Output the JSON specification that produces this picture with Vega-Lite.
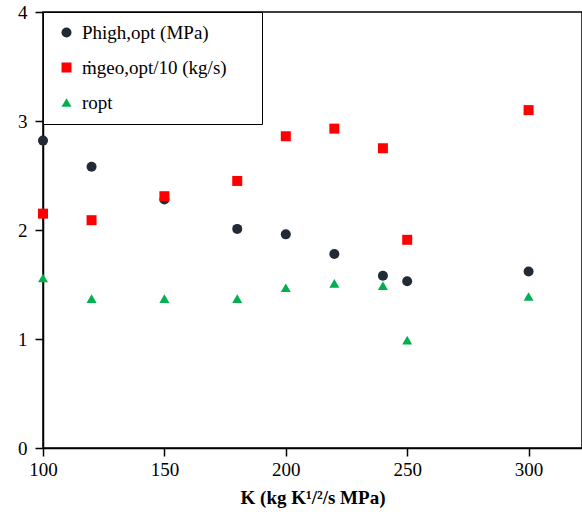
{
  "$schema": "https://vega.github.io/schema/vega-lite/v6.json",
  "autosize": "none",
  "width": 539,
  "height": 436,
  "padding": {"left": 43, "top": 12, "right": 0, "bottom": 71},
  "background": "white",
  "config": {
    "font": "Liberation Serif",
    "view": {"stroke": "black", "strokeWidth": 1.5}
  },
  "data": {
    "values": [
      {"K": 100, "series": "P", "value": 2.82},
      {"K": 120, "series": "P", "value": 2.58},
      {"K": 150, "series": "P", "value": 2.28},
      {"K": 180, "series": "P", "value": 2.01},
      {"K": 200, "series": "P", "value": 1.96},
      {"K": 220, "series": "P", "value": 1.78},
      {"K": 240, "series": "P", "value": 1.58},
      {"K": 250, "series": "P", "value": 1.53},
      {"K": 300, "series": "P", "value": 1.62},
      {"K": 100, "series": "m", "value": 2.15},
      {"K": 120, "series": "m", "value": 2.09},
      {"K": 150, "series": "m", "value": 2.31},
      {"K": 180, "series": "m", "value": 2.45},
      {"K": 200, "series": "m", "value": 2.86},
      {"K": 220, "series": "m", "value": 2.93},
      {"K": 240, "series": "m", "value": 2.75},
      {"K": 250, "series": "m", "value": 1.91},
      {"K": 300, "series": "m", "value": 3.10},
      {"K": 100, "series": "r", "value": 1.56},
      {"K": 120, "series": "r", "value": 1.37},
      {"K": 150, "series": "r", "value": 1.37},
      {"K": 180, "series": "r", "value": 1.37},
      {"K": 200, "series": "r", "value": 1.47},
      {"K": 220, "series": "r", "value": 1.51},
      {"K": 240, "series": "r", "value": 1.49},
      {"K": 250, "series": "r", "value": 0.99},
      {"K": 300, "series": "r", "value": 1.39}
    ]
  },
  "mark": {"type": "point", "filled": true, "opacity": 1, "size": 100},
  "encoding": {
    "x": {
      "field": "K", "type": "quantitative",
      "scale": {"domain": [100, 322], "nice": false, "zero": false},
      "axis": {
        "values": [100, 150, 200, 250, 300],
        "title": "K (kg K¹/²/s MPa)",
        "titleFont": "Liberation Serif", "titleFontSize": 19, "titleFontWeight": "bold", "titleColor": "black",
        "titlePadding": 9,
        "labelFont": "Liberation Serif", "labelFontSize": 19, "labelColor": "black", "labelPadding": 4,
        "labelFlush": false,
        "grid": false, "domainColor": "black", "domainWidth": 1.5,
        "tickColor": "black", "tickWidth": 1.5, "tickSize": 8
      }
    },
    "y": {
      "field": "value", "type": "quantitative",
      "scale": {"domain": [0, 4], "nice": false},
      "axis": {
        "values": [0, 1, 2, 3, 4],
        "title": null,
        "labelFont": "Liberation Serif", "labelFontSize": 19, "labelColor": "black", "labelPadding": 8,
        "labelFlush": false,
        "grid": false, "domainColor": "black", "domainWidth": 1.5,
        "tickColor": "black", "tickWidth": 1.5, "tickSize": 8
      }
    },
    "color": {
      "field": "series", "type": "nominal",
      "scale": {"domain": ["P", "m", "r"], "range": ["#222a35", "#ff0000", "#00b050"]},
      "legend": {
        "title": null,
        "orient": "top-left",
        "offset": 0,
        "labelExpr": "datum.value == 'P' ? 'Phigh,opt (MPa)' : datum.value == 'm' ? 'ṁgeo,opt/10 (kg/s)\u00a0\u00a0\u00a0\u00a0\u00a0\u200b' : 'ropt'",
        "labelFont": "Liberation Serif", "labelFontSize": 19, "labelColor": "black",
        "labelOffset": 6, "labelLimit": 400,
        "symbolOffset": 3,
        "symbolSize": 100, "rowPadding": 15, "padding": 11,
        "strokeColor": "black", "fillColor": "white", "symbolOpacity": 1
      }
    },
    "shape": {
      "field": "series", "type": "nominal",
      "scale": {"domain": ["P", "m", "r"], "range": ["circle", "square", "triangle-up"]},
      "legend": null
    }
  }
}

______

» GOAL
Exclude the pictures. Write out the remaining data exactly.

» TASK RESPONSE
Output the JSON specification that produces this picture with Vega-Lite.
{
  "$schema": "https://vega.github.io/schema/vega-lite/v6.json",
  "autosize": "none",
  "width": 539,
  "height": 436,
  "padding": {"left": 43, "top": 12, "right": 0, "bottom": 71},
  "background": "white",
  "config": {
    "font": "Liberation Serif",
    "view": {"stroke": "black", "strokeWidth": 1.5}
  },
  "data": {
    "values": [
      {"K": 100, "series": "P", "value": 2.82},
      {"K": 120, "series": "P", "value": 2.58},
      {"K": 150, "series": "P", "value": 2.28},
      {"K": 180, "series": "P", "value": 2.01},
      {"K": 200, "series": "P", "value": 1.96},
      {"K": 220, "series": "P", "value": 1.78},
      {"K": 240, "series": "P", "value": 1.58},
      {"K": 250, "series": "P", "value": 1.53},
      {"K": 300, "series": "P", "value": 1.62},
      {"K": 100, "series": "m", "value": 2.15},
      {"K": 120, "series": "m", "value": 2.09},
      {"K": 150, "series": "m", "value": 2.31},
      {"K": 180, "series": "m", "value": 2.45},
      {"K": 200, "series": "m", "value": 2.86},
      {"K": 220, "series": "m", "value": 2.93},
      {"K": 240, "series": "m", "value": 2.75},
      {"K": 250, "series": "m", "value": 1.91},
      {"K": 300, "series": "m", "value": 3.10},
      {"K": 100, "series": "r", "value": 1.56},
      {"K": 120, "series": "r", "value": 1.37},
      {"K": 150, "series": "r", "value": 1.37},
      {"K": 180, "series": "r", "value": 1.37},
      {"K": 200, "series": "r", "value": 1.47},
      {"K": 220, "series": "r", "value": 1.51},
      {"K": 240, "series": "r", "value": 1.49},
      {"K": 250, "series": "r", "value": 0.99},
      {"K": 300, "series": "r", "value": 1.39}
    ]
  },
  "mark": {"type": "point", "filled": true, "opacity": 1, "size": 100},
  "encoding": {
    "x": {
      "field": "K", "type": "quantitative",
      "scale": {"domain": [100, 322], "nice": false, "zero": false},
      "axis": {
        "values": [100, 150, 200, 250, 300],
        "title": "K (kg K¹/²/s MPa)",
        "titleFont": "Liberation Serif", "titleFontSize": 19, "titleFontWeight": "bold", "titleColor": "black",
        "titlePadding": 9,
        "labelFont": "Liberation Serif", "labelFontSize": 19, "labelColor": "black", "labelPadding": 4,
        "labelFlush": false,
        "grid": false, "domainColor": "black", "domainWidth": 1.5,
        "tickColor": "black", "tickWidth": 1.5, "tickSize": 8
      }
    },
    "y": {
      "field": "value", "type": "quantitative",
      "scale": {"domain": [0, 4], "nice": false},
      "axis": {
        "values": [0, 1, 2, 3, 4],
        "title": null,
        "labelFont": "Liberation Serif", "labelFontSize": 19, "labelColor": "black", "labelPadding": 8,
        "labelFlush": false,
        "grid": false, "domainColor": "black", "domainWidth": 1.5,
        "tickColor": "black", "tickWidth": 1.5, "tickSize": 8
      }
    },
    "color": {
      "field": "series", "type": "nominal",
      "scale": {"domain": ["P", "m", "r"], "range": ["#222a35", "#ff0000", "#00b050"]},
      "legend": {
        "title": null,
        "orient": "top-left",
        "offset": 0,
        "labelExpr": "datum.value == 'P' ? 'Phigh,opt (MPa)' : datum.value == 'm' ? 'ṁgeo,opt/10 (kg/s)\u00a0\u00a0\u00a0\u00a0\u00a0\u200b' : 'ropt'",
        "labelFont": "Liberation Serif", "labelFontSize": 19, "labelColor": "black",
        "labelOffset": 6, "labelLimit": 400,
        "symbolOffset": 3,
        "symbolSize": 100, "rowPadding": 15, "padding": 11,
        "strokeColor": "black", "fillColor": "white", "symbolOpacity": 1
      }
    },
    "shape": {
      "field": "series", "type": "nominal",
      "scale": {"domain": ["P", "m", "r"], "range": ["circle", "square", "triangle-up"]},
      "legend": null
    }
  }
}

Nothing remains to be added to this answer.